Problem
Include in the output only the lines from the opening of the records through the line containing "62.5, 67.5, 72.5, 77.5, 82.5, 87.5]", each printed exactly; pictures are omitted.
★ ★ ★ ★ ★ ★ ★
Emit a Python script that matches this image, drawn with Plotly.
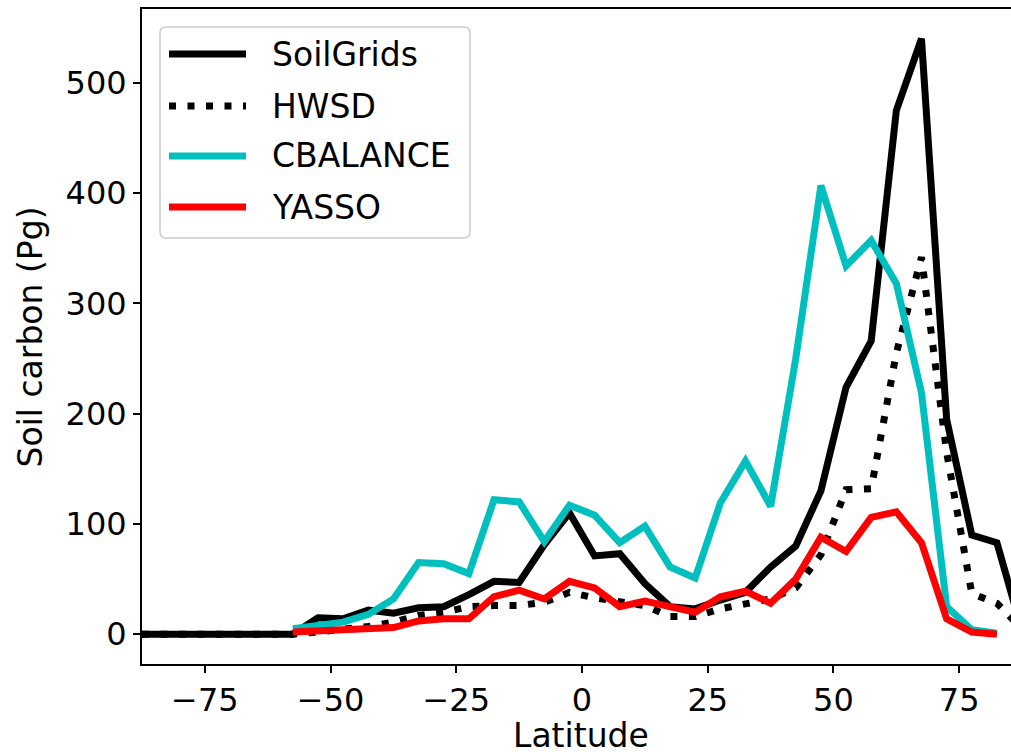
import plotly.graph_objects as go

# Latitude bin centres (degrees)
lat = [-87.5, -82.5, -77.5, -72.5, -67.5, -62.5, -57.5, -52.5, -47.5, -42.5,
       -37.5, -32.5, -27.5, -22.5, -17.5, -12.5, -7.5, -2.5, 2.5, 7.5,
       12.5, 17.5, 22.5, 27.5, 32.5, 37.5, 42.5, 47.5, 52.5, 57.5,
       62.5, 67.5, 72.5, 77.5, 82.5, 87.5]

# Soil carbon per latitude band (Pg)
soilgrids = [0, 0, 0, 0, 0, 0, 0, 15, 14, 22,
             19, 24, 25, 36, 48, 47, 81, 110, 71, 73,
             46, 25, 23, 31, 38, 61, 80, 130, 224, 266,
             475, 540, 195, 90, 83, 3]
hwsd = [0, 0, 0, 0, 0, 0, 0, 2, 4, 7,
        11, 17, 20, 25, 26, 26, 29, 38, 33, 30,
        26, 16, 16, 23, 27, 32, 42, 72, 131, 132,
        255, 342, 165, 37, 28, 5]
cbalance = [None, None, None, None, None, None, 5, 8, 11, 18,
            32, 65, 64, 55, 122, 120, 84, 117, 108, 83,
            98, 61, 51, 119, 157, 116, 250, 407, 334, 357,
            318, 219, 25, 4, 1, None]
yasso = [None, None, None, None, None, None, 2, 3, 4, 6,
         6, 12, 14, 14, 34, 40, 32, 48, 42, 25,
         30, 25, 20, 34, 39, 28, 50, 88, 75, 106,
         111, 83, 14, 2, 0, None]

series_names = ["SoilGrids", "HWSD", "CBALANCE", "YASSO"]
series_values = [soilgrids, hwsd, cbalance, yasso]
series_colors = ["#000000", "#000000", "#00bfbf", "#ff0000"]
series_dash = ["solid", "7px,11.5px", "solid", "solid"]

xticks = [-75, -50, -25, 0, 25, 50, 75]
yticks = [0, 100, 200, 300, 400, 500]

W, H = 1011, 756
L, T, B = 142, 9, 664           # plot area edges in pixels
PW, PH = W - L, B - T
FONT = "DejaVu Sans"
TICK_FS = 32
TEXT_FS = 33
LW = 7


def fx(px):
    return (px - L) / PW


def fy(py):
    return (B - py) / PH


fig = go.Figure()
for name, vals, col, dash in zip(series_names, series_values, series_colors, series_dash):
    fig.add_trace(go.Scatter(
        x=lat, y=vals, mode="lines", name=name, showlegend=False,
        line=dict(color=col, width=LW, dash=dash),
        connectgaps=False,
    ))

# Legend drawn as shapes + text
shapes = []
x0, x1, y0, y1, r = 160, 470, 27, 238, 6
path = (f"M {fx(x0 + r)},{fy(y0)} L {fx(x1 - r)},{fy(y0)} Q {fx(x1)},{fy(y0)} {fx(x1)},{fy(y0 + r)} "
        f"L {fx(x1)},{fy(y1 - r)} Q {fx(x1)},{fy(y1)} {fx(x1 - r)},{fy(y1)} "
        f"L {fx(x0 + r)},{fy(y1)} Q {fx(x0)},{fy(y1)} {fx(x0)},{fy(y1 - r)} "
        f"L {fx(x0)},{fy(y0 + r)} Q {fx(x0)},{fy(y0)} {fx(x0 + r)},{fy(y0)} Z")
shapes.append(dict(type="path", xref="paper", yref="paper", path=path,
                   fillcolor="rgba(255,255,255,0.8)", line=dict(color="#cccccc", width=1.5),
                   layer="above"))
annotations = []
row_y = [54, 106, 156, 207]
for name, col, dash, ry in zip(series_names, series_colors, series_dash, row_y):
    shapes.append(dict(type="line", xref="paper", yref="paper",
                       x0=fx(169), x1=fx(246), y0=fy(ry), y1=fy(ry),
                       line=dict(color=col, width=LW, dash=dash), layer="above"))
    annotations.append(dict(xref="paper", yref="paper", x=fx(270), y=fy(ry),
                            text=name, showarrow=False, xanchor="left", yanchor="middle",
                            font=dict(family=FONT, size=TEXT_FS, color="black")))

# Axis titles
annotations.append(dict(xref="paper", yref="paper", x=fx(581), y=fy(735),
                        text="Latitude", showarrow=False, xanchor="center", yanchor="middle",
                        font=dict(family=FONT, size=TEXT_FS, color="black")))
annotations.append(dict(xref="paper", yref="paper", x=fx(30), y=0.5,
                        text="Soil carbon (Pg)", showarrow=False, textangle=-90,
                        xanchor="center", yanchor="middle",
                        font=dict(family=FONT, size=TEXT_FS, color="black")))

axis_common = dict(showgrid=False, zeroline=False, showline=True, linecolor="black",
                   linewidth=2, ticks="outside", ticklen=7, tickwidth=2, tickcolor="black",
                   tickfont=dict(family=FONT, size=TICK_FS, color="black"))

fig.update_layout(
    width=W, height=H,
    margin=dict(l=L, r=0, t=T, b=H - B, pad=0),
    paper_bgcolor="white", plot_bgcolor="white",
    xaxis=dict(range=[-87.5, 85.3], tickvals=xticks, mirror=True, **axis_common),
    yaxis=dict(range=[-27, 567], tickvals=yticks, **axis_common),
    shapes=shapes, annotations=annotations,
    showlegend=False,
)

fig.write_html("out.html")
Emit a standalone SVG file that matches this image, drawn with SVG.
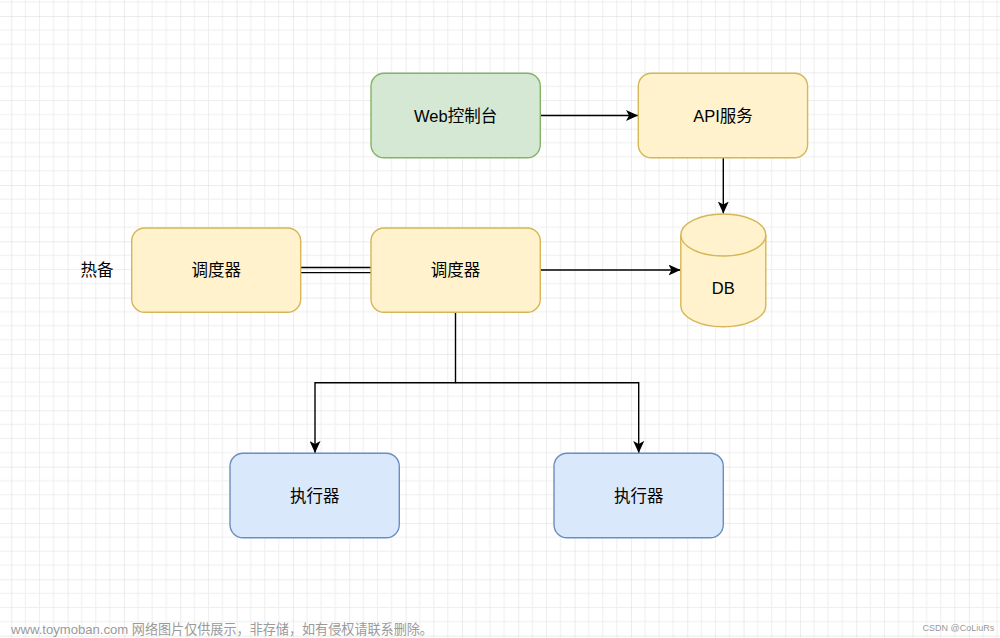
★ ★ ★ ★ ★ ★ ★
The solution
Emit a Python script that matches this image, drawn with Plotly.
import plotly.graph_objects as go

# Latitude bin centres (degrees)
lat = [-87.5, -82.5, -77.5, -72.5, -67.5, -62.5, -57.5, -52.5, -47.5, -42.5,
       -37.5, -32.5, -27.5, -22.5, -17.5, -12.5, -7.5, -2.5, 2.5, 7.5,
       12.5, 17.5, 22.5, 27.5, 32.5, 37.5, 42.5, 47.5, 52.5, 57.5,
       62.5, 67.5, 72.5, 77.5, 82.5, 87.5]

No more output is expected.